Esas palabras son del corresponsal de ABC en Londres en 1952 y aún hoy siguen poniendo la piel de gallina. El 5 de diciembre de ese año la ciudad del Támesis se despertó envuelta en un humo denso e impenetrable. Nadie se alarmó; «otro día más bajo la niebla», pensaron. Pero no lo era.
Los dominios de la gran niebla
Era el peor fenómeno de contaminación atmosférica en la historia de Europa occidental. Justo el día 4, un potente anticiclón había tomado los cielos de Gran Bretaña. Eso provocó una ausencia total de viento, sí; pero, además, derrumbó las temperaturas de la isla provocando que el área metropolitana de Londres se pusiera a quemar carbón como si no hubiera un mañana.

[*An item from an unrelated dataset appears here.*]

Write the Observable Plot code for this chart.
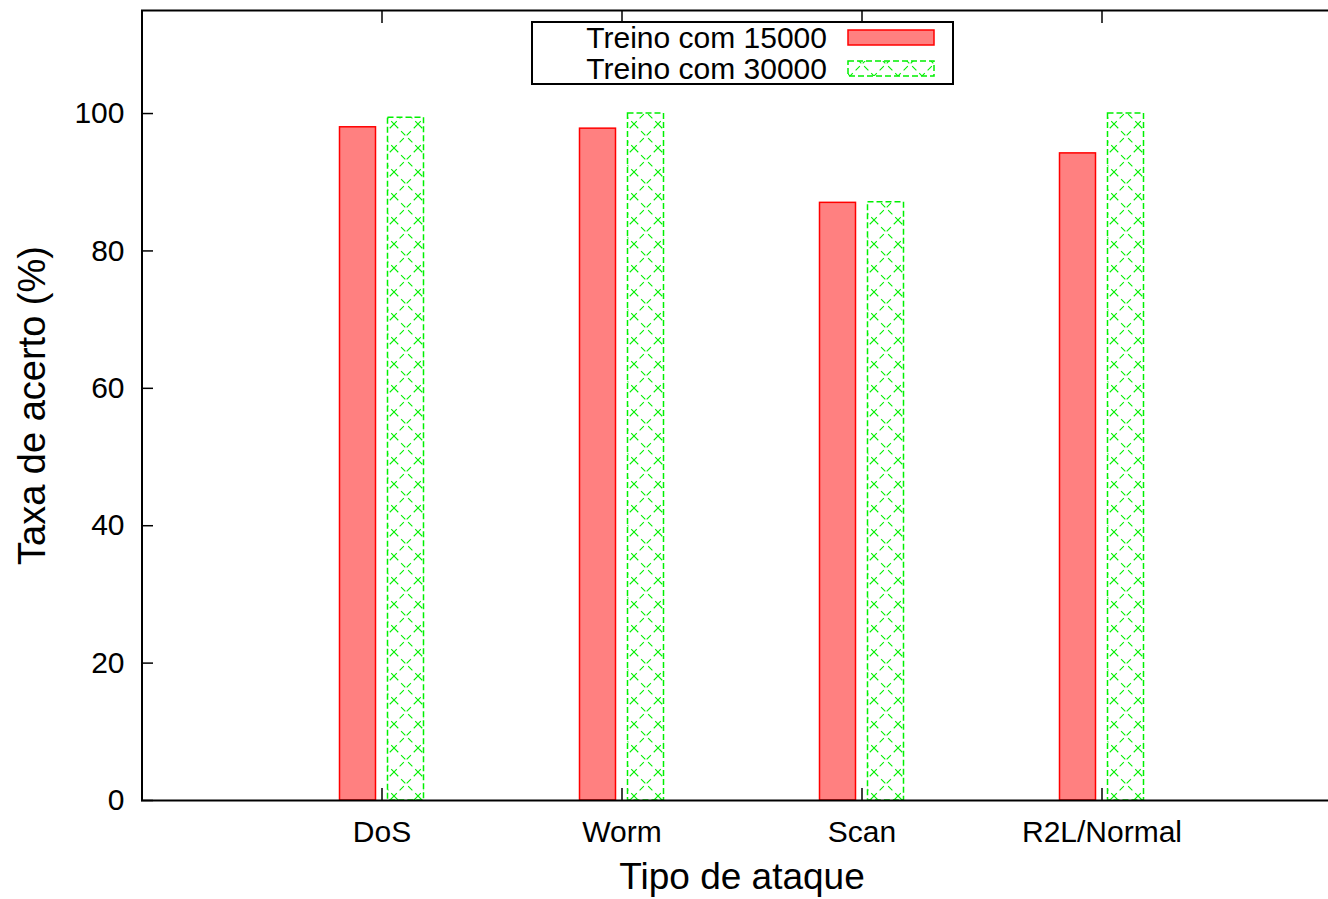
<!DOCTYPE html>
<html>
<head>
<meta charset="utf-8">
<script src="https://cdn.jsdelivr.net/npm/d3@7"></script>
<script src="https://cdn.jsdelivr.net/npm/@observablehq/plot@0.6"></script>
<style>
  html, body { margin: 0; padding: 0; background: #fff; }
  #wrap { position: relative; width: 1328px; height: 899px; overflow: hidden; }
  #wrap svg { display: block; }
</style>
</head>
<body>
<div id="wrap"></div>
<script>
// ---- data ----
const categories = ["DoS", "Worm", "Scan", "R2L/Normal"];
const seriesNames = ["Treino com 15000", "Treino com 30000"];
const values15000 = [98.0, 97.8, 87.0, 94.2];
const values30000 = [99.4, 100.0, 87.1, 100.0];
const yTicks = [0, 20, 40, 60, 80, 100];
const xLabel = "Tipo de ataque";
const yLabel = "Taxa de acerto (%)";

const bars = categories.flatMap((c, i) => [
  { cat: c, i, s: 0, v: values15000[i] },
  { cat: c, i, s: 1, v: values30000[i] }
]);
const red = bars.filter(d => d.s === 0);
const green = bars.filter(d => d.s === 1);
const idx = categories.map((c, i) => i);

const FONT = "'Liberation Sans', Arial, Helvetica, sans-serif";
const half = 0.075, off = 0.1;
const GREEN = "#00f000";

const svg = Plot.plot({
  width: 1328,
  height: 899,
  marginLeft: 141,
  marginTop: 10,
  marginBottom: 99,
  marginRight: 0,
  style: { fontFamily: FONT, background: "#fff", color: "#000", overflow: "hidden" },
  x: { type: "linear", domain: [-1, 4], range: [141.5, 1341.5], axis: null },
  y: { domain: [0, 115], range: [800, 10], axis: null },
  marks: [
    // bars
    Plot.rectY(red, {
      x1: d => d.i - off - half, x2: d => d.i - off + half, y1: 0, y2: "v",
      fill: "#ff8080", stroke: "#ff0000", strokeWidth: 1.5
    }),
    Plot.rectY(green, {
      x1: d => d.i + off - half, x2: d => d.i + off + half, y1: 0, y2: "v",
      fill: "url(#xhatch)", stroke: GREEN, strokeWidth: 1.5, strokeDasharray: "6,3"
    }),
    // frame (left, top, bottom)
    Plot.ruleX([-1], { stroke: "#000", strokeWidth: 2 }),
    Plot.ruleY([115], { stroke: "#000", strokeWidth: 2 }),
    Plot.ruleY([0], { stroke: "#000", strokeWidth: 2 }),
    // inward ticks
    Plot.axisY({ ticks: yTicks, tickSize: 12, dx: 12, tickFormat: () => "", strokeWidth: 1.5, label: null }),
    Plot.axisX({ ticks: idx, tickSize: 12, dy: -12, tickFormat: () => "", strokeWidth: 1.5, label: null }),
    Plot.axisX({ ticks: idx, anchor: "top", tickSize: 12, dy: 12, tickFormat: () => "", strokeWidth: 1.5, label: null }),
    // tick labels
    Plot.axisY({ ticks: yTicks, tickSize: 0, tickPadding: 17, fontSize: 30, label: null }),
    Plot.axisX({ ticks: idx, tickSize: 0, tickPadding: 20, fontSize: 30, tickFormat: i => categories[i], label: null }),
    // axis titles
    Plot.text([xLabel], { x: 1.5, frameAnchor: "bottom", dy: 77, fontSize: 37, text: d => d, fill: "#000",
      textAnchor: "middle", lineAnchor: "middle" }),
    Plot.text([yLabel], { y: 57.5, frameAnchor: "left", dx: -109, rotate: -90, fontSize: 38, text: d => d, fill: "#000",
      textAnchor: "middle", lineAnchor: "middle" })
  ]
});

// hatch pattern
const defs = d3.select(svg).insert("defs", ":first-child");
const T = 24;
const pat = defs.append("pattern")
  .attr("id", "xhatch")
  .attr("patternUnits", "userSpaceOnUse")
  .attr("width", T).attr("height", T)
  .attr("x", 394).attr("y", 4);
pat.append("rect").attr("width", T).attr("height", T).attr("fill", "#fff");
pat.append("path")
  .attr("d", `M0,0L${T},${T}M${T},0L0,${T}`)
  .attr("stroke", GREEN).attr("stroke-width", 1.1)
  .attr("stroke-dasharray", "6,4").attr("fill", "none");

// legend
const lg = d3.select(svg).append("g").attr("font-family", FONT);
lg.append("rect").attr("x", 532).attr("y", 22).attr("width", 421).attr("height", 62)
  .attr("fill", "#fff").attr("stroke", "#000").attr("stroke-width", 2);
const swatchFill = ["#ff8080", "url(#xhatch)"];
const swatchStroke = ["#ff0000", GREEN];
const swatchDash = [null, "6,3"];
seriesNames.forEach((name, k) => {
  lg.append("text").attr("x", 827).attr("y", 47.5 + k * 31)
    .attr("text-anchor", "end").attr("font-size", 30).attr("fill", "#000").text(name);
  lg.append("rect").attr("x", 848).attr("y", 30 + k * 31).attr("width", 86).attr("height", 15)
    .attr("fill", swatchFill[k]).attr("stroke", swatchStroke[k]).attr("stroke-width", 1.5)
    .attr("stroke-dasharray", swatchDash[k]);
});

document.getElementById("wrap").appendChild(svg);
</script>
</body>
</html>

Londres lleva muchas décadas teniendo el «esmog», esa particular mezcla de nieve y humo, como casi un hecho diferencial. No obstante, lo que ocurrió entre la madrugada del 4 de diciembre y el día 9 no tiene precedentes. Fábricas, vehículos y viviendas vomitaron hollín y dióxido de carbono sin parar hasta el punto de que, mezclados con la humedad se convirtió en una densa niebla que paralizó por completo la ciudad. Es extracto del reportaje de ABC da buena cuenta de ello.
En un primer momento, las autoridades solo reconoció 5.000 fallecidos, pero a lo largo de los años, la cifra ha ido ampliándose hasta alcanzar los 12.000. Más de 100.000 personas se vieron afectadas a nivel sanitario por «la gran niebla» y miles de animales aparecieron muertos por las calles. El Parlamento británico aprobó la ‘Clean Air Act‘ en el 56; sin embargo, nadie tenía muy claro qué había pasado. Hasta hace unos años cuando Renyi Zhang, profesor de Ciencias Atmosféricas de la Universidad de Texas A&M, coordinó un equipo de investigadores para entender qué mecanismos habían provocado aquella trampa mortal.
Durante años se culpó al carbón de mala calidad. El problema es que no sabíamos cómo el dióxido de azufre podía transformarse en ácido sulfúrico en procesos atmosféricos de ese tipo. Para el equipo de Zhang, la clave estuvo en el dióxido de nitrógeno; otro producto de la combustión del carbón, pero que, gracias a la niebla abundantísima natural, produjo partículas ácidas. Unas partículas que, en principio, quedaron aisladas por la niebla y que con el paso de los días acabaron por cubrir toda la ciudad por dentro y por fuera.
El ácido sulfúrico en suspensión es, no hace falta decirlo, un problema bastante grande. Y las consecuencias de ello permanecieron en la memoria pública durante décadas favoreciendo no solo la aparición de legislaciones sobre la calidad del aire (algo que había afectado a Londres desde el siglo XIII), sino otras medidas como la renaturalización del Támesis. Hoy por hoy, sigue siendo intresante por lo que nos dice de fenómenos que hace solo un par de años afectaron a millones de personas en la China continental. Entender tragedias como la del 52 es la mejor forma de que no se vuelvan a repetir.